The report said when Coe appeared before them he "sought to distance himself from any knowledge of the allegations of doping", most notably in Russia, until they were exposed by a German documentary in December 2014.

This is despite former British distance runner and London Marathon director Dave Bedford phoning him in August 2014 to tell him about senior IAAF officials planning to hush up a Russian doping case in return for large sums of money.

Bedford, who spoke to the committee last January, followed up this call with an email to Coe containing attachments that outlined the plot.

The existence of this email emerged six months after Coe's appearance before the committee but he declined its invite to return and explain what had occurred in person.

Instead, Coe wrote to them and said Bedford had not discussed the details with him on the phone and he simply forwarded the email to the IAAF's ethics chief Michael Beloff QC, without opening the attachments.

The report describes Coe's answers to the committee on the issues of Russia's doping and the IAAF's complicity as "misleading".

It said: "Lord Coe may not have read the email and attachments sent to him by David Bedford, whose actions we commend, but it stretches credibility to believe that he was not aware, at least in general terms, of the main allegations that the ethics commission had been asked to investigate.

"It is certainly disappointing that Lord Coe did not take the opportunity, given to him by David Bedford, to make sure he was fully informed of the serious issues at stake.

"These are matters of the greatest seriousness and affect the reputation of both the IAAF and Lord Coe."

Collins was asked to expand on why the committee felt Coe had misled them and he said it was based on the IAAF president's attempt to "downplay" what he knew of the sport's precarious position before the whole world knew.

But Collins said there is a "broader point to Coe's answers not being good enough" and that is the impression the IAAF gives of being "defensive" when evidence of doping is presented.

Examples of this, cited in the report, are the IAAF's handling of a database of alarming blood-test results from athletes between 2001 and 2012, and an academic study based on anonymous interviews with athletes in 2011 that revealed shocking levels of cheating.

The blood-test database was eventually leaked to The Sunday Times in 2015, which Coe described at the time as "a declaration of war" on athletics.
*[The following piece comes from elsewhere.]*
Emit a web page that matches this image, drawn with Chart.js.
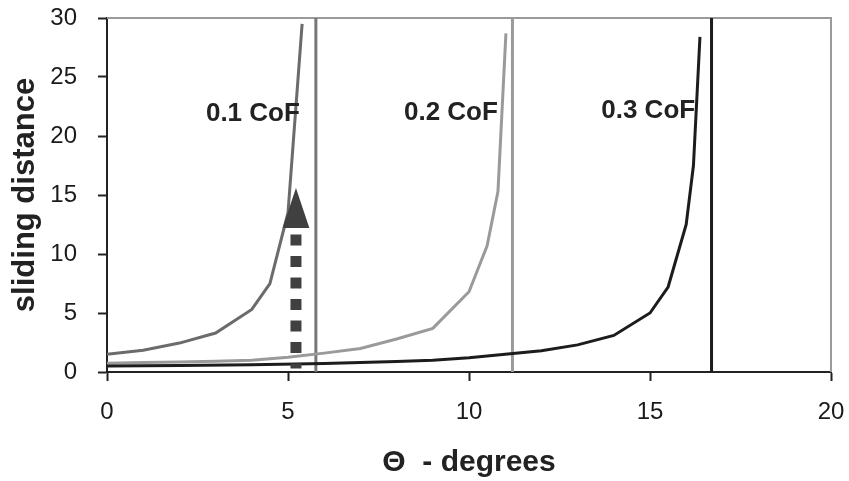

The report calls this a "very ill-judged statement" and criticises the IAAF for not sharing this database with national anti-doping agencies.

The 2011 study, conducted by Germany's Tubingen University, was meant to be published for peer review but was repeatedly held up by the IAAF's refusal to grant permission for publication, although it was released in 2017 but only after the DCMS committee had published it on its website.

The report dismisses the IAAF's excuses as "entirely spurious" and describes Coe's assertion there was no need to publish it after the committee had done so as "frankly risible".

Coe has been asked for a response and in a statement, the IAAF thanked the committee for recognising the work the federation has taken to combat doping in the last two years but said it would be writing to the panel "to explain some of the more complex aspects of anti-doping that have been misunderstood".